Although Part B of Medicare is voluntary, because the premium required represents only 25 percent of the costs of the benefit, most who are eligible choose to enroll. In addition to the Part B premium, Medicare beneficiaries are required to pay an array of cost-sharing charges. That is, beneficiaries must pay for a share of much of the care they receive, either in up-front costs (deductibles) or each time they visit physicians (coinsurance). Both Parts A and B have a deductible, and most of the services are subject to some type of co-insurance. The Part A deductible ($776 in 2000) is particularly high. This requires cost-sharing, and the required exclusion of some benefits (such as prescription drugs) from coverage have resulted in a less comprehensive benefit package than what is available to many younger families. Consequently, a market for supplemental insurance has arisen, either supported by employers as part of a retirement package or purchased specifically by beneficiaries (and referred to as Medigap).

Persons covered by employer-subsidized retiree benefits have the best coverage. The extra coverage is usually quite comprehensive, and any premiums that retirees must pay are usually subsidized. This coverage usually fills in most of Medicare's required cost-sharing, as well as benefits such as prescription drugs. In contrast, Medigap plans are expensive and carry high administrative costs. Those who enroll in these Figure 2 SOURCE: Health Care Financing Administration plans get some protection from unusually high expenses, but also face substantially higher financial burdens from the premiums. Regulations on the Medigap market place controls on what can be offered but not on the costs of plans. These costs tend to be very high for the oldest beneficiaries and often are not available to beneficiaries under age sixty-five.

As noted above, beneficiaries also can obtain additional benefits to supplement Medicare's basic package by enrolling in Medicare+Choice. Cost sharing is lower, and some additional benefits are usually offered for less than the price of a Medigap plan. But these plans have also become more expensive and less comprehensive over time.

Gaps in coverage for low-income beneficiaries are made up through Medicaid, a joint federal/state program to which most Medicare beneficiaries can qualify if their financial resources are low enough. In addition, legislation enacted in 1988 established the Qualified Medicare Beneficiary Program, which allows Medicaid to further fill in the gaps. Later additions include the Specified Low-Income Medicare Beneficiary Program and the Qualified Individual Program. These programs help to fill in Medicare's cost-sharing or premium requirements for low-income persons who do not qualify for full Medicaid benefits, and each is targeted to a different income group. However, participation rates remain a problem, reducing the effectiveness of these programs. As a consequence, the comprehensiveness of coverage for older Americans and eligible disabled persons varies considerably via this complicated environment of patchwork supplemental benefits.
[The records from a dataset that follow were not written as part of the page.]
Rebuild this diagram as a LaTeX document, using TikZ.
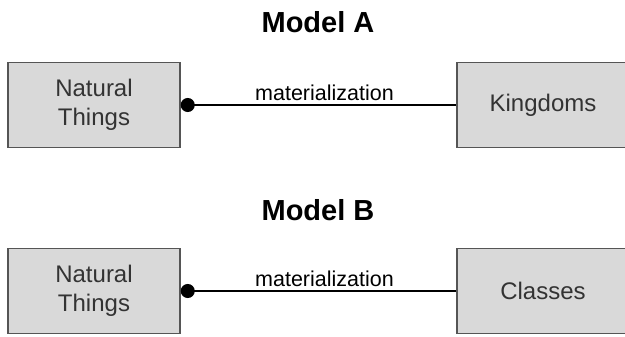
\documentclass[tikz,border=0pt]{standalone}
\usepackage{fontspec}
\setmainfont{Liberation Sans}
\usetikzlibrary{arrows.meta}

\definecolor{boxfill}{HTML}{D9D9D9}
\definecolor{boxline}{HTML}{555555}
\definecolor{boxtext}{HTML}{333333}

\tikzset{
  thing/.style={draw=boxline, line width=1.5pt, fill=boxfill, text=boxtext,
    minimum width=172pt, minimum height=85pt, inner sep=0pt, align=center,
    font=\fontsize{24}{29}\selectfont},
  title/.style={font=\bfseries\fontsize{29}{32}\selectfont},
  link/.style={line width=2pt, {Circle[length=14pt]}-},
  linklabel/.style={above, inner sep=3pt, xshift=6pt, font=\fontsize{21.5}{24}\selectfont}
}

\begin{document}
\begin{tikzpicture}[x=1pt, y=-1pt]

  \useasboundingbox (0, 0) rectangle (625, 337);

  % Model A
  \node[title] (titleA) at (318, 22) {Model A};
  \node[thing] (natA) at (94, 105) {Natural\\Things};
  \node[thing] (kingA) at (543, 105) {Kingdoms};
  \draw[link] (natA.east) -- (kingA.west)
    node[linklabel, midway] (labA) {materialization};

  % Model B
  \node[title] (titleB) at (318, 210) {Model B};
  \node[thing] (natB) at (94, 291) {Natural\\Things};
  \node[thing] (classB) at (543, 291) {Classes};
  \draw[link] (natB.east) -- (classB.west)
    node[linklabel, midway] (labB) {materialization};

\end{tikzpicture}
\end{document}
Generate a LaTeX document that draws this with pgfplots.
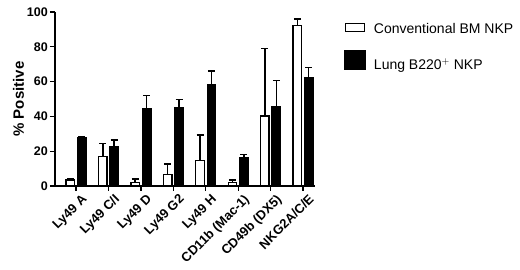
\documentclass[border=0pt]{standalone}
\usepackage{pgfplots}
\pgfplotsset{compat=1.18}
\usepackage{fontspec}
\setmainfont{Liberation Sans}
\begin{document}
\begin{tikzpicture}
\useasboundingbox (0pt,0pt) rectangle (520pt,270pt);
\begin{axis}[
  at={(55pt,84pt)}, anchor=south west,
  scale only axis, width=260pt, height=174pt,
  xmin=-0.65, xmax=7.37, ymin=0, ymax=100,
  axis x line=bottom, axis y line=left,
  axis line style={line width=1.3pt, -},
  x axis line style={-}, y axis line style={-},
  ytick={0,20,40,60,80,100},
  xtick={0,1,2,3,4,5,6,7},
  xticklabels={Ly49 A,Ly49 C/I,Ly49 D,Ly49 G2,Ly49 H,CD11b (Mac-1),CD49b (DX5),NKG2A/C/E},
  x tick label style={rotate=45, anchor=north east, font=\bfseries\fontsize{13}{15}\selectfont, inner sep=1pt, yshift=-4pt, xshift=3pt},
  y tick label style={font=\bfseries\fontsize{12.5}{14}\selectfont, inner sep=2pt},
  /pgf/number format/assume math mode=true,
  tick style={line width=1.3pt, black},
  tick align=outside, major tick length=5pt,
  ylabel={\bfseries\fontsize{15}{17}\selectfont \% Positive},
  ylabel style={at={(axis description cs:-0.14,0.5)}, anchor=center},
  ybar, bar width=8.5pt,
  legend style={at={(axis description cs:1.112,0.945)}, anchor=north west, draw=none,
    font=\fontsize{14}{16}\selectfont, row sep=13pt, inner sep=0pt},
  legend cell align=left,
  error bars/y dir=plus, error bars/y explicit,
  error bars/error bar style={line width=1.5pt, black},
  error bars/error mark options={line width=1.5pt, black, mark size=3.5pt, rotate=90},
]
\addplot[draw=black, fill=white, line width=1.3pt, bar shift=-5.7pt,
  legend image code/.code={\path[draw=none,fill=none] (0pt,0pt) -- (27pt,0pt);\draw[draw=black, fill=white, line width=1.3pt] (0.7pt,-2pt) rectangle (19.3pt,6pt);}] coordinates {
 (0,3.4) +- (0,0.8)
 (1,16.8) +- (0,7.7)
 (2,2.0) +- (0,2.0)
 (3,6.5) +- (0,6.1)
 (4,14.6) +- (0,14.7)
 (5,2.0) +- (0,1.5)
 (6,40.2) +- (0,38.8)
 (7,92.1) +- (0,4.0)
};
\addplot[draw=black, fill=black, line width=1.3pt, bar shift=5.7pt,
  legend image code/.code={\path[draw=none,fill=none] (0pt,0pt) -- (27pt,0pt);\fill[black] (0pt,-4pt) rectangle (20pt,14pt);}] coordinates {
 (0,28.0) +- (0,0.5)
 (1,22.6) +- (0,3.7)
 (2,44.3) +- (0,7.6)
 (3,45.0) +- (0,4.8)
 (4,58.0) +- (0,8.0)
 (5,16.3) +- (0,1.7)
 (6,45.6) +- (0,15.1)
 (7,62.2) +- (0,6.0)
};
\legend{Conventional BM NKP, Lung B220$^{+}$ NKP}
\end{axis}
\end{tikzpicture}
\end{document}
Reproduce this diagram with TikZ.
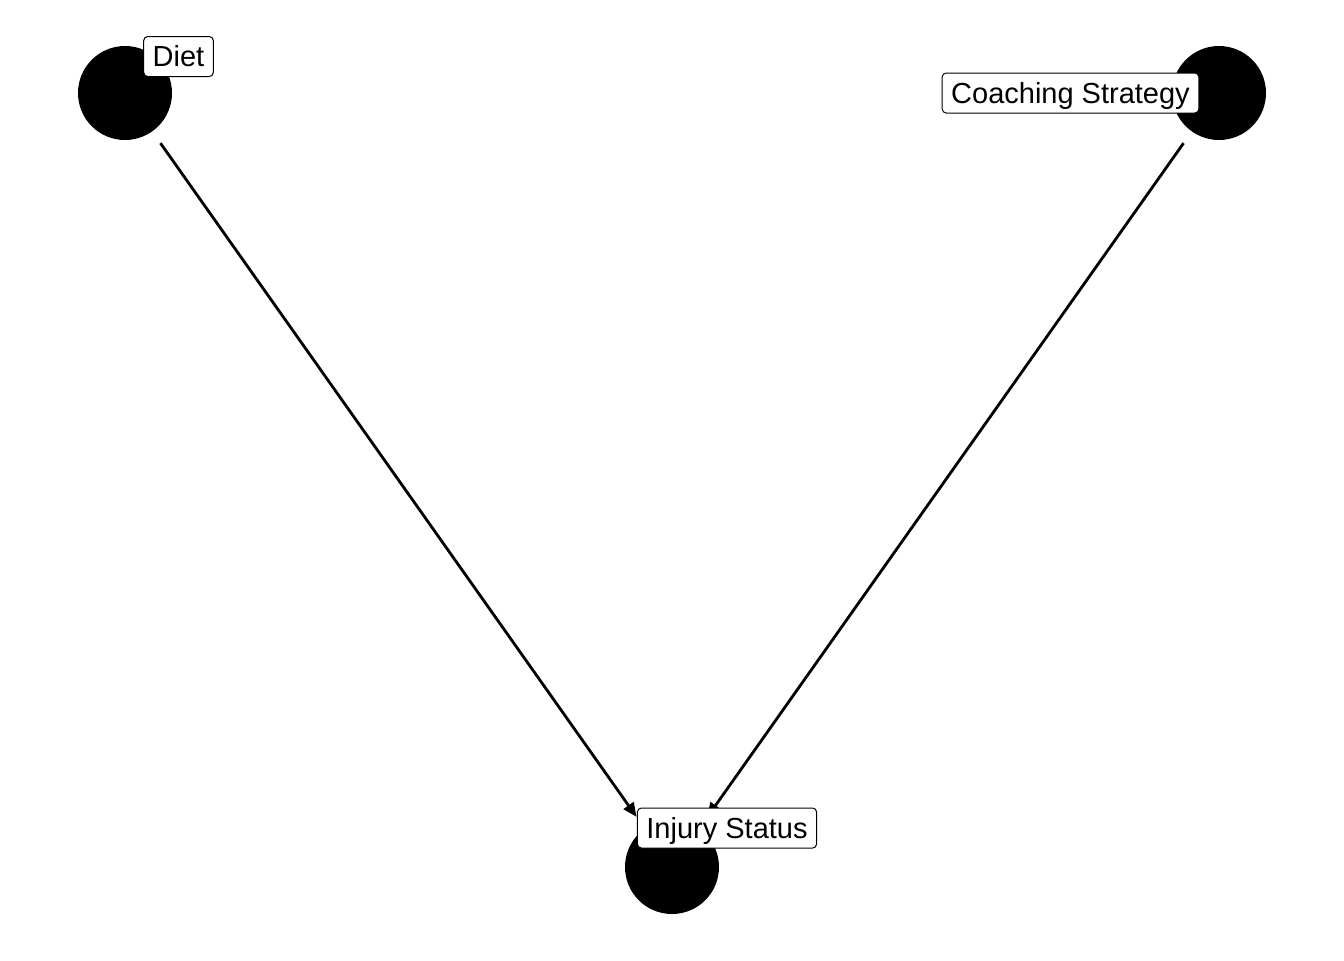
\documentclass[tikz,border=0pt]{standalone}
\usepackage{fontspec}
\setmainfont{Liberation Sans}
\usetikzlibrary{arrows.meta}

\tikzset{
  dot/.style={circle, fill=black, inner sep=0pt, minimum size=47pt},
  lbl/.style={draw=black, fill=white, line width=0.5pt, rounded corners=2pt,
    inner xsep=4.5pt, inner ysep=0pt, minimum height=20pt,
    text height=10.4pt, text depth=0pt,
    font=\fontsize{14.5}{17}\selectfont},
  edge/.style={line width=1.4pt, -{Triangle[length=7pt,width=6pt]},
    shorten <=7pt, shorten >=7pt}
}

\begin{document}
\begin{tikzpicture}[x=0.5pt, y=-0.5pt]
    \fill[white] (0,0) rectangle (1344,960);
    \useasboundingbox (0,0) rectangle (1344,960);
    % nodes
    \node[dot] (diet) at (125,93) {};
    \node[dot] (coach) at (1219,93) {};
    \node[dot] (injury) at (672,867) {};
    % edges
    \draw[edge] (diet) -- (injury);
    \draw[edge] (coach) -- (injury);
    % labels
    \node[lbl] (dietlbl) at (178.5,56.5) {Diet};
    \node[lbl] (coachlbl) at (1070.5,93) {Coaching Strategy};
    \node[lbl] (injurylbl) at (727,828) {Injury Status};
\end{tikzpicture}
\end{document}
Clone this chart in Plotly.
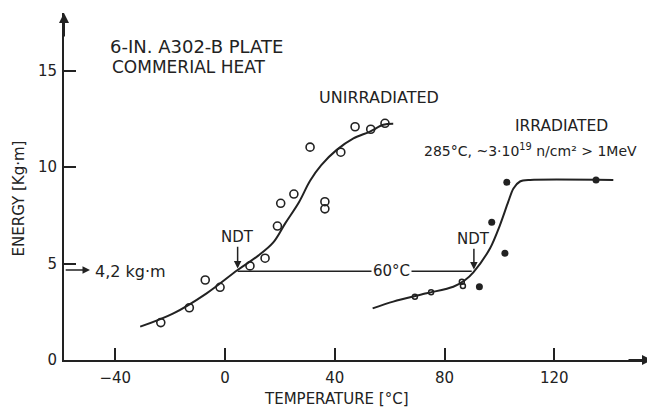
import plotly.graph_objects as go

# ---- data ----
unirr_T = [-23.4, -13.0, -7.2, -1.8, 9.1, 14.6, 19.1, 20.3, 25.1, 31.0, 36.4, 36.4, 42.2, 47.4, 53.1, 58.3]
unirr_E = [1.94, 2.71, 4.15, 3.77, 4.88, 5.28, 6.95, 8.13, 8.61, 11.04, 8.21, 7.84, 10.78, 12.1, 11.97, 12.28]

unirr_curve_T = [-30.9, -18.8, -6.7, 4.6, 12.0, 17.6, 22.0, 27.0, 31.0, 35.0, 40.7, 46.8, 52.8, 57.7, 61.3]
unirr_curve_E = [1.73, 2.42, 3.46, 4.67, 5.4, 6.1, 7.1, 8.2, 9.3, 10.1, 10.9, 11.5, 11.85, 12.2, 12.25]

irr_open_T = [69.2, 75.1, 86.3, 86.7]
irr_open_E = [3.28, 3.51, 4.06, 3.84]

irr_filled_T = [92.7, 102.0, 97.2, 102.7, 135.2]
irr_filled_E = [3.8, 5.54, 7.15, 9.22, 9.34]

irr_curve_T = [53.8, 61.3, 73.5, 83.2, 87.5, 90.5, 96.6, 100.2, 103.2, 105.1, 107.5, 111.2, 141.5]
irr_curve_E = [2.68, 3.03, 3.46, 3.8, 4.15, 4.55, 5.8, 7.0, 8.2, 8.9, 9.26, 9.34, 9.34]

ndt_unirr_T = 4.6
ndt_irr_T = 89.9
ndt_E = 4.6
shift_label = "60°C"

x_ticks = [-40, 0, 40, 80, 120]
x_tick_labels = ["−40", "0", "40", "80", "120"]
y_ticks = [0, 5, 10, 15]

INK = "#222222"
FONT = "DejaVu Sans"

fig = go.Figure()

# NDT shift line
fig.add_trace(go.Scatter(x=[ndt_unirr_T, ndt_irr_T], y=[ndt_E, ndt_E], mode="lines",
                         line=dict(color=INK, width=1.5), hoverinfo="skip"))

# fitted curves
fig.add_trace(go.Scatter(x=unirr_curve_T, y=unirr_curve_E, mode="lines",
                         line=dict(color=INK, width=2, shape="spline", smoothing=1.0), hoverinfo="skip"))
fig.add_trace(go.Scatter(x=irr_curve_T, y=irr_curve_E, mode="lines",
                         line=dict(color=INK, width=2, shape="spline", smoothing=0.8), hoverinfo="skip"))

# data points
fig.add_trace(go.Scatter(x=unirr_T, y=unirr_E, mode="markers",
                         marker=dict(symbol="circle-open", size=8, color=INK, line=dict(width=1.6))))
fig.add_trace(go.Scatter(x=irr_open_T, y=irr_open_E, mode="markers",
                         marker=dict(symbol="circle-open", size=5, color=INK, line=dict(width=1.5))))
fig.add_trace(go.Scatter(x=irr_filled_T, y=irr_filled_E, mode="markers",
                         marker=dict(symbol="circle", size=7, color=INK)))

ann = []
def txt(x, y, s, size=14, xanchor="center", ref="x", **kw):
    ann.append(dict(x=x, y=y, xref=("x" if ref == "x" else "paper"), yref=("y" if ref == "x" else "paper"),
                    text=s, showarrow=False, xanchor=xanchor, yanchor="middle",
                    font=dict(family=FONT, size=size, color=INK), **kw))

txt(-42.6, 16.24, "6-IN. A302-B PLATE", size=18, xanchor="left")
txt(-41.9, 15.2, "COMMERIAL HEAT", size=17, xanchor="left")
txt(56.1, 13.6, "UNIRRADIATED", size=16)
txt(122.6, 12.14, "IRRADIATED", size=15.5)
txt(71.8, 10.9, "285°C, ~3·10<sup>19</sup> n/cm² > 1MeV", size=14, xanchor="left")
txt(4.4, 6.38, "NDT", size=15)
txt(90.7, 6.28, "NDT", size=15)
txt(-48.1, 4.58, "4,2 kg·m", size=16, xanchor="left")
txt(60.5, 4.6, shift_label, size=15, bgcolor="white")
txt(0.464, -0.112, "TEMPERATURE [°C]", size=15, ref="paper")
txt(-0.0774, 0.467, "ENERGY [Kg·m]", size=15, ref="paper", textangle=-90)

# arrows
def arrow(x0, y0, x1, y1, width=1.5, head=2):
    ann.append(dict(x=x1, y=y1, ax=x0, ay=y0, xref="x", yref="y", axref="x", ayref="y",
                    text="", showarrow=True, arrowhead=head, arrowsize=1, arrowwidth=width,
                    arrowcolor=INK))

arrow(4.6, 5.95, 4.6, 4.75)
arrow(90.7, 5.85, 90.7, 4.7)
arrow(-58.6, 4.67, -49.2, 4.67)

# axis arrowheads
ann.append(dict(x=0, y=1, xref="paper", yref="paper", ax=0, ay=25, text="", showarrow=True,
                arrowhead=2, arrowwidth=2, arrowcolor=INK))
ann.append(dict(x=1, y=0, xref="paper", yref="paper", ax=-25, ay=0, text="", showarrow=True,
                arrowhead=2, arrowwidth=2, arrowcolor=INK))

# page body adds an 8px offset, so the figure is drawn 8px smaller and margins shifted
fig.update_layout(
    width=647, height=403,
    margin=dict(l=56, r=3, t=5, b=51, autoexpand=False),
    paper_bgcolor="white", plot_bgcolor="white",
    showlegend=False,
    annotations=ann,
    font=dict(family=FONT, color=INK),
    xaxis=dict(range=[-58.67, 155.6], tickvals=x_ticks, ticktext=x_tick_labels,
               ticks="inside", ticklen=12, tickwidth=1.5, tickcolor=INK, automargin=False,
               showline=True, linecolor=INK, linewidth=2, showgrid=False, zeroline=False,
               tickfont=dict(size=15, color=INK, family=FONT), ticklabelstandoff=3),
    yaxis=dict(range=[0, 18.0], tickvals=y_ticks, automargin=False,
               ticks="inside", ticklen=12, tickwidth=1.5, tickcolor=INK,
               showline=True, linecolor=INK, linewidth=2, showgrid=False, zeroline=False,
               tickfont=dict(size=15, color=INK, family=FONT), ticklabelstandoff=2),
)

fig.write_html("out.html")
One important result of the absence of a comprehensive Medicare benefit is the financial burden that beneficiaries face in paying for their own care. When the premiums that they pay for Part B and supplemental insurance are added to the direct expenses for care not covered by any insurance, older Americans devote over 20 percent of their incomes to health care on average. This does not include the costs of long-term care for persons in institutions. Those enrolled in the Medicare+Choice program face smaller but not insignificant burdens. In 1965, when Medicare was instituted, the share of income that individuals paid for their care was about 19 percent. Medicare reduced that share, but it has gradually risen over time as the costs of health care have gone up faster than the incomes of older Americans. Even without further requirements on beneficiaries to pay more for their care, that share will likely rise over time as health costs continue to outpace retirement incomes.